How to fix CVE-2024-21626 – Step-by-Step Guide
CVE-2024-21626, known as "Leaky Vessels," is a high-severity container escape vulnerability in runc. It allows attackers to break out of container isolation and gain root privileges on the host system. This critical flaw impacts Docker, Kubernetes, and other runc-based container runtimes.
What is runc Container Escape – Leaky Vessels?
CVE-2024-21626 stems from a file descriptor leak in runc, specifically versions prior to 1.1.12. An attacker within a container can exploit this leak via `/proc/self/fd` to gain unauthorized access to host file descriptors. This allows them to bypass container isolation and execute commands with root privileges on the underlying host system.
Impact and Risks for your Infrastructure
The primary impact is a full container escape, granting attackers root access to the host system. This can lead to complete system compromise, data exfiltration, service disruption, and unauthorized resource usage across your infrastructure. Affected systems include Docker, Kubernetes, and containerd environments.
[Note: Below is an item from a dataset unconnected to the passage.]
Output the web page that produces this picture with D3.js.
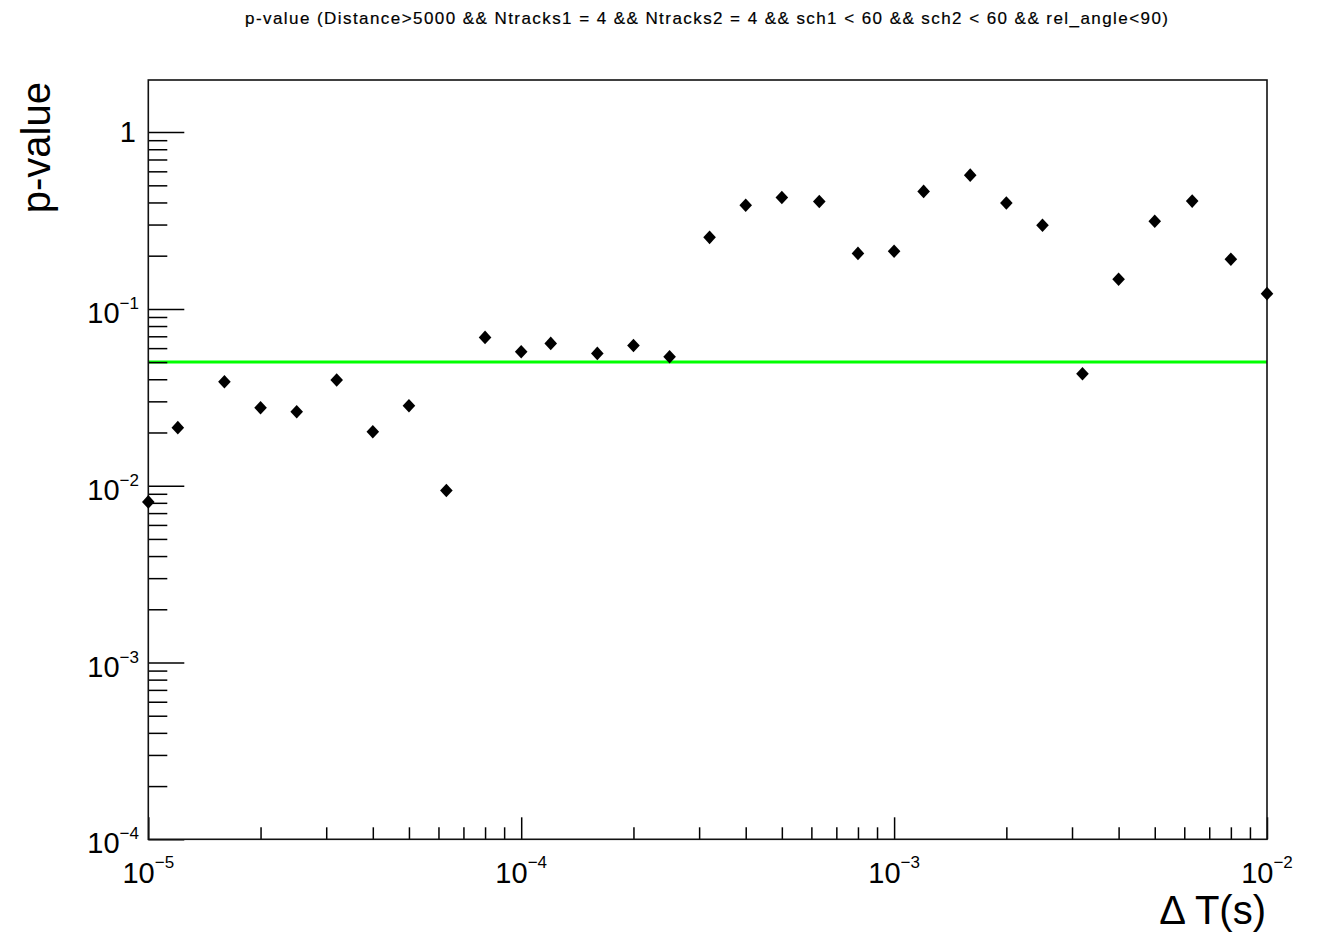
<!DOCTYPE html>
<html>
<head>
<meta charset="utf-8">
<script src="https://cdn.jsdelivr.net/npm/d3@7"></script>
<style>
  html, body { margin: 0; padding: 0; background: #fff; }
  svg { display: block; }
  text { font-family: "Liberation Sans", Arial, Helvetica, sans-serif; fill: #000; }
  text.title { font-family: "Liberation Sans Narrow", "Arial Narrow", "Liberation Sans", sans-serif; }
</style>
</head>
<body>
<svg id="chart" width="1319" height="934"></svg>
<script>
// Time separation between events (s), log-spaced bins
const deltaT = [1e-5, 1.2e-5, 1.6e-5, 2e-5, 2.5e-5, 3.2e-5, 4e-5, 5e-5, 6.3e-5, 8e-5,
                1e-4, 1.2e-4, 1.6e-4, 2e-4, 2.5e-4, 3.2e-4, 4e-4, 5e-4, 6.3e-4, 8e-4,
                1e-3, 1.2e-3, 1.6e-3, 2e-3, 2.5e-3, 3.2e-3, 4e-3, 5e-3, 6.3e-3, 8e-3,
                1e-2];
// p-value measured at each separation
const pValues = [0.0081, 0.0213, 0.0387, 0.0276, 0.0262, 0.0396, 0.0202, 0.0283, 0.0094, 0.069,
                 0.0572, 0.0638, 0.056, 0.0621, 0.0536, 0.254, 0.386, 0.427, 0.405, 0.206,
                 0.212, 0.462, 0.571, 0.397, 0.297, 0.043, 0.147, 0.313, 0.407, 0.191,
                 0.122];
// Significance threshold
const threshold = 0.05;
// Axis decades
const xDecades = [1e-5, 1e-4, 1e-3, 1e-2];
const xDecadeExp = ["−5", "−4", "−3", "−2"];
const yDecades = [1e-4, 1e-3, 1e-2, 1e-1, 1];
const yDecadeExp = ["−4", "−3", "−2", "−1", null];

const titleText = "p-value (Distance>5000 && Ntracks1 = 4 && Ntracks2 = 4 && sch1 < 60 && sch2 < 60 && rel_angle<90)";

const svg = d3.select("#chart");
const frame = { left: 148.3, right: 1267, top: 80, bottom: 839.3 };

const x = d3.scaleLog().domain([1e-5, 1e-2]).range([frame.left, frame.right]);
const y = d3.scaleLog().domain([1e-4, 1.971]).range([frame.bottom, frame.top]);

// minor tick positions (2..9 within each decade)
function minors(decades, domain) {
  const out = [];
  decades.forEach(d => { for (let k = 2; k <= 9; k++) { const v = d * k; if (v > domain[0] && v < domain[1]) out.push(v); } });
  return out;
}

// Title
svg.append("text")
  .attr("class", "title")
  .attr("x", 245).attr("y", 24)
  .attr("font-size", 17)
  .attr("stroke", "#000").attr("stroke-width", 0.2)
  .attr("textLength", 923).attr("lengthAdjust", "spacing")
  .text(titleText);

// Threshold line
svg.append("line")
  .attr("x1", x(1e-5)).attr("x2", x(1e-2))
  .attr("y1", y(threshold)).attr("y2", y(threshold))
  .attr("stroke", "#00ff00").attr("stroke-width", 3);

// Ticks (inward) via d3 axes
const tickStyle = g => { g.select(".domain").remove(); g.selectAll("line").attr("stroke", "#000").attr("stroke-width", 1.5); };

svg.append("g").attr("transform", `translate(0,${frame.bottom})`)
  .call(d3.axisBottom(x).tickValues(xDecades).tickSize(-22).tickSizeOuter(0).tickFormat(""))
  .call(tickStyle);
svg.append("g").attr("transform", `translate(0,${frame.bottom})`)
  .call(d3.axisBottom(x).tickValues(minors(xDecades, x.domain())).tickSize(-12).tickSizeOuter(0).tickFormat(""))
  .call(tickStyle);
svg.append("g").attr("transform", `translate(${frame.left},0)`)
  .call(d3.axisLeft(y).tickValues(yDecades).tickSize(-36).tickSizeOuter(0).tickFormat(""))
  .call(tickStyle);
svg.append("g").attr("transform", `translate(${frame.left},0)`)
  .call(d3.axisLeft(y).tickValues(minors(yDecades, y.domain())).tickSize(-19).tickSizeOuter(0).tickFormat(""))
  .call(tickStyle);

// Frame
svg.append("rect")
  .attr("x", frame.left).attr("y", frame.top)
  .attr("width", frame.right - frame.left).attr("height", frame.bottom - frame.top)
  .attr("fill", "none").attr("stroke", "#111").attr("stroke-width", 1.6);

// Y tick labels
yDecades.forEach((v, i) => {
  const t = svg.append("text").attr("text-anchor", "end").attr("x", 139).attr("font-size", 29);
  if (yDecadeExp[i] === null) {
    t.attr("x", 136).attr("y", y(v) + 10).text("1");
  } else {
    t.attr("y", y(v) + 14);
    t.append("tspan").text("10");
    t.append("tspan").attr("font-size", 17).attr("dy", -14).text(yDecadeExp[i]);
  }
});

// X tick labels
xDecades.forEach((v, i) => {
  const t = svg.append("text").attr("text-anchor", "middle").attr("x", x(v)).attr("y", 883).attr("font-size", 29);
  t.append("tspan").text("10");
  t.append("tspan").attr("font-size", 17).attr("dy", -15).text(xDecadeExp[i]);
});

// Axis titles
svg.append("text")
  .attr("text-anchor", "end").attr("font-size", 40)
  .attr("transform", "translate(50,82) rotate(-90)")
  .text("p-value");
svg.append("text")
  .attr("text-anchor", "end").attr("font-size", 40)
  .attr("x", 1266).attr("y", 924)
  .text("Δ T(s)");

// Filled diamond markers
const diamond = {
  draw(ctx) {
    const w = 6.3, h = 6.8;
    ctx.moveTo(0, -h); ctx.lineTo(w, 0); ctx.lineTo(0, h); ctx.lineTo(-w, 0); ctx.closePath();
  }
};
svg.append("g").selectAll("path")
  .data(deltaT.map((t, i) => ({ t, p: pValues[i] })))
  .join("path")
  .attr("d", d3.symbol().type(diamond))
  .attr("transform", d => `translate(${x(d.t)},${y(d.p)})`)
  .attr("fill", "#000");
</script>
</body>
</html>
Step-by-Step Mitigation Guide
To mitigate CVE-2024-21626, immediately update runc to version 1.1.12 or later. For Docker, Kubernetes, or containerd, ensure your container runtime is updated to include the patched runc version. Verify the fix by checking your runc version and confirming it is 1.1.12 or higher.
- 1Update runc to 1.1.12 or later.
- 2Update Docker to 25.0.2+ / 24.0.9+ and containerd to 1.7.13+ / 1.6.27+.
- 3Run containers as non-root with --user and --cap-drop=ALL.
- 4Enable Seccomp and AppArmor/SELinux profiles for containers.
- 5Restrict /proc access with read-only mounts where possible.
- 6Run containers in rootless mode (Podman, rootless Docker) for defense-in-depth.